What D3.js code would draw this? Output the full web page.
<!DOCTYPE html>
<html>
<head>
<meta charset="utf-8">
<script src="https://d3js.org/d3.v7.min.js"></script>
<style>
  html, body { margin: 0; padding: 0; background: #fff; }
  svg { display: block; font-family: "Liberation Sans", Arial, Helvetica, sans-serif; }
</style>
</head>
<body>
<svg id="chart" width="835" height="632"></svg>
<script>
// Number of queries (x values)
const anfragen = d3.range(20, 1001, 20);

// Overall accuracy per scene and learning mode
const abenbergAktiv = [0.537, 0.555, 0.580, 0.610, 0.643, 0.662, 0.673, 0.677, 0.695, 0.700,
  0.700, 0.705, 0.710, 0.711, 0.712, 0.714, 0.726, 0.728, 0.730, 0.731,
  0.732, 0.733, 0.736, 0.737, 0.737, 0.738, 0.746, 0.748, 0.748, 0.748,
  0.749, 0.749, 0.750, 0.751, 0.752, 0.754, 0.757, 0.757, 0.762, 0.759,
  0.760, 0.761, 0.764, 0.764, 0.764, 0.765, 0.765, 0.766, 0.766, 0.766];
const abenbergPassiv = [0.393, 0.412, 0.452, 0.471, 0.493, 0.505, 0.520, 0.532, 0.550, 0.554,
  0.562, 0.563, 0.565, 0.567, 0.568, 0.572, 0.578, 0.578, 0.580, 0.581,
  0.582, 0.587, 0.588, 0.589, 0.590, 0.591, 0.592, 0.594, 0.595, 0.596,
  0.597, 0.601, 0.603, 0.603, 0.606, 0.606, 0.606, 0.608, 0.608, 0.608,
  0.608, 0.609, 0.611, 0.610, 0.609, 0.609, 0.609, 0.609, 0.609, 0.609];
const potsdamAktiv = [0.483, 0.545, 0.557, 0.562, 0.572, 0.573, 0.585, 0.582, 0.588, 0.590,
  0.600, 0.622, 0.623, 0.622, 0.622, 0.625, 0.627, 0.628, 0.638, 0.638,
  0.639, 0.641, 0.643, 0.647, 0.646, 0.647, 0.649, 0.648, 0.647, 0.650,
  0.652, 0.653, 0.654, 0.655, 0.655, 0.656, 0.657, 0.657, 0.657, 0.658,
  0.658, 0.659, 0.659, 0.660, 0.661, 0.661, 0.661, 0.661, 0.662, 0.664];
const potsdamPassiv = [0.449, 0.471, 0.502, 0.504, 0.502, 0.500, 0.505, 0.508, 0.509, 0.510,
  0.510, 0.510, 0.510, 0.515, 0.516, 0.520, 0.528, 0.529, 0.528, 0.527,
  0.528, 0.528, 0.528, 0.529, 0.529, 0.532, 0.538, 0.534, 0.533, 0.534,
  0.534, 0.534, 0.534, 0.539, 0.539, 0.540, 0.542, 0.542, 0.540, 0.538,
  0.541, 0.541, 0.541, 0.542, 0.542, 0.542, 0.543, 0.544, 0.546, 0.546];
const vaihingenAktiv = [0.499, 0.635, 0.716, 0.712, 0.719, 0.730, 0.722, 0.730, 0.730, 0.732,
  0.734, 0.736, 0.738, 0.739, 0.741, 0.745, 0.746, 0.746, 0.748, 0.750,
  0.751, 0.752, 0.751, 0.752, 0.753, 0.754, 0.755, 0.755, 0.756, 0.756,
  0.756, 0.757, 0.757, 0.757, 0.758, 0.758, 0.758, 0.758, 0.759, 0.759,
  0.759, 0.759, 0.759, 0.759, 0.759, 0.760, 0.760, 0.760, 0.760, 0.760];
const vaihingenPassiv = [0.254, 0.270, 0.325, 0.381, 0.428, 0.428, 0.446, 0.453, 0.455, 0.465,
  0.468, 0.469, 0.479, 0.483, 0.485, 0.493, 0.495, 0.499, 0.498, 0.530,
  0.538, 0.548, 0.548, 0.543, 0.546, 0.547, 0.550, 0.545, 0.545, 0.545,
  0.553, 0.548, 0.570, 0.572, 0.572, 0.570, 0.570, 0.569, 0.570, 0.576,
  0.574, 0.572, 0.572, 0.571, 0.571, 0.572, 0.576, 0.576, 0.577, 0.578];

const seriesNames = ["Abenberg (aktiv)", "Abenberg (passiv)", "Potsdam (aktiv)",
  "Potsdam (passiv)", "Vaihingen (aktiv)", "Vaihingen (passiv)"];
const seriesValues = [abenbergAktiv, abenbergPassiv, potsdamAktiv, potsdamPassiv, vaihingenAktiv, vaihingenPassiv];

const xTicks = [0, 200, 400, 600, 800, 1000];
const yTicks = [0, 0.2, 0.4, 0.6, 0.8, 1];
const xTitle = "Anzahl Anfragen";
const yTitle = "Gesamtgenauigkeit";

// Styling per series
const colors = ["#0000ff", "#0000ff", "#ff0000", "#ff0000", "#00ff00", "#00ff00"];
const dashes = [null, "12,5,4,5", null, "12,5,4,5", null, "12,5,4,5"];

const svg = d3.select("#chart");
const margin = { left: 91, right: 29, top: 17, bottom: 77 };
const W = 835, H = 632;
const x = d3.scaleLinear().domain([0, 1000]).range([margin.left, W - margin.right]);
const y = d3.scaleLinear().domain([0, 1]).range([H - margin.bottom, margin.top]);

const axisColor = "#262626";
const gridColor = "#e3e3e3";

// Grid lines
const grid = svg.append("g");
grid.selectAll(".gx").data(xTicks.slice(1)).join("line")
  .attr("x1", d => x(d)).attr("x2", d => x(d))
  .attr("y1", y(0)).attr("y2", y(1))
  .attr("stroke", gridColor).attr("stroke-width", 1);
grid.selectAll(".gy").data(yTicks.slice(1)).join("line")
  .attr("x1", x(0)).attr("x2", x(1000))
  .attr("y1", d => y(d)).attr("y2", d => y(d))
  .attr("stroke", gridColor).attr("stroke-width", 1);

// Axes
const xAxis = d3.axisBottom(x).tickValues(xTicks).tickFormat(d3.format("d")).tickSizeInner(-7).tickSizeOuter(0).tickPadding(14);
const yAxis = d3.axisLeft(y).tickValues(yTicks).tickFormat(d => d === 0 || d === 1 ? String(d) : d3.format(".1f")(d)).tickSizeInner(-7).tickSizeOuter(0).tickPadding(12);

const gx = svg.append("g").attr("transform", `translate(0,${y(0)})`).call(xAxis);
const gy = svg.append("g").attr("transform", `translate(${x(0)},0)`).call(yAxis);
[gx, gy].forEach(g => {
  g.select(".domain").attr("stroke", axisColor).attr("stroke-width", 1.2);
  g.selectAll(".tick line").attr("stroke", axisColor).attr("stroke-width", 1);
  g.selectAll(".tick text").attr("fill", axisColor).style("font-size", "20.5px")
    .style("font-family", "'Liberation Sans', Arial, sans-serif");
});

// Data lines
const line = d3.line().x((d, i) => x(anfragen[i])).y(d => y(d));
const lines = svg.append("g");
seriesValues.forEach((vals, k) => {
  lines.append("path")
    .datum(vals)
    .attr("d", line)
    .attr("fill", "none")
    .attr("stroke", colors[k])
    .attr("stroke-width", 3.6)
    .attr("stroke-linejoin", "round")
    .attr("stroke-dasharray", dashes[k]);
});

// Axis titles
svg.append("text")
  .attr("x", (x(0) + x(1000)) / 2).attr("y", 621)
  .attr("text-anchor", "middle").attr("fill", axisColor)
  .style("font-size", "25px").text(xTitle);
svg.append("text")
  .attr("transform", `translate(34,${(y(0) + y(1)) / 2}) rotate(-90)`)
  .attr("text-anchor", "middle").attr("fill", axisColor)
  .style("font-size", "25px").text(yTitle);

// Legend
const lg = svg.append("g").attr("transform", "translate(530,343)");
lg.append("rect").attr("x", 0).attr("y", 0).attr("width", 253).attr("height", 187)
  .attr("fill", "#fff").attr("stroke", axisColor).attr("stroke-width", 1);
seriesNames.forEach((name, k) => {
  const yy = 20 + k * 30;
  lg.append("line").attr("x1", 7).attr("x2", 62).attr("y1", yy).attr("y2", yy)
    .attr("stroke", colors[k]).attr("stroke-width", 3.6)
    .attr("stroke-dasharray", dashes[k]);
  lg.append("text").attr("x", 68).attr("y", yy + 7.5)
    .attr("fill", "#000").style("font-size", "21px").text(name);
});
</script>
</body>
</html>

^^^^^^^^^^^^^^^^

AIM. In the listing above, please print only the lines from the first one to the line where "const anfragen = d3.range(20, 1001, 20);" appears, exactly as written, both of those lines included.

SOLVED PROBLEM.
What D3.js code would draw this? Output the full web page.
<!DOCTYPE html>
<html>
<head>
<meta charset="utf-8">
<script src="https://d3js.org/d3.v7.min.js"></script>
<style>
  html, body { margin: 0; padding: 0; background: #fff; }
  svg { display: block; font-family: "Liberation Sans", Arial, Helvetica, sans-serif; }
</style>
</head>
<body>
<svg id="chart" width="835" height="632"></svg>
<script>
// Number of queries (x values)
const anfragen = d3.range(20, 1001, 20);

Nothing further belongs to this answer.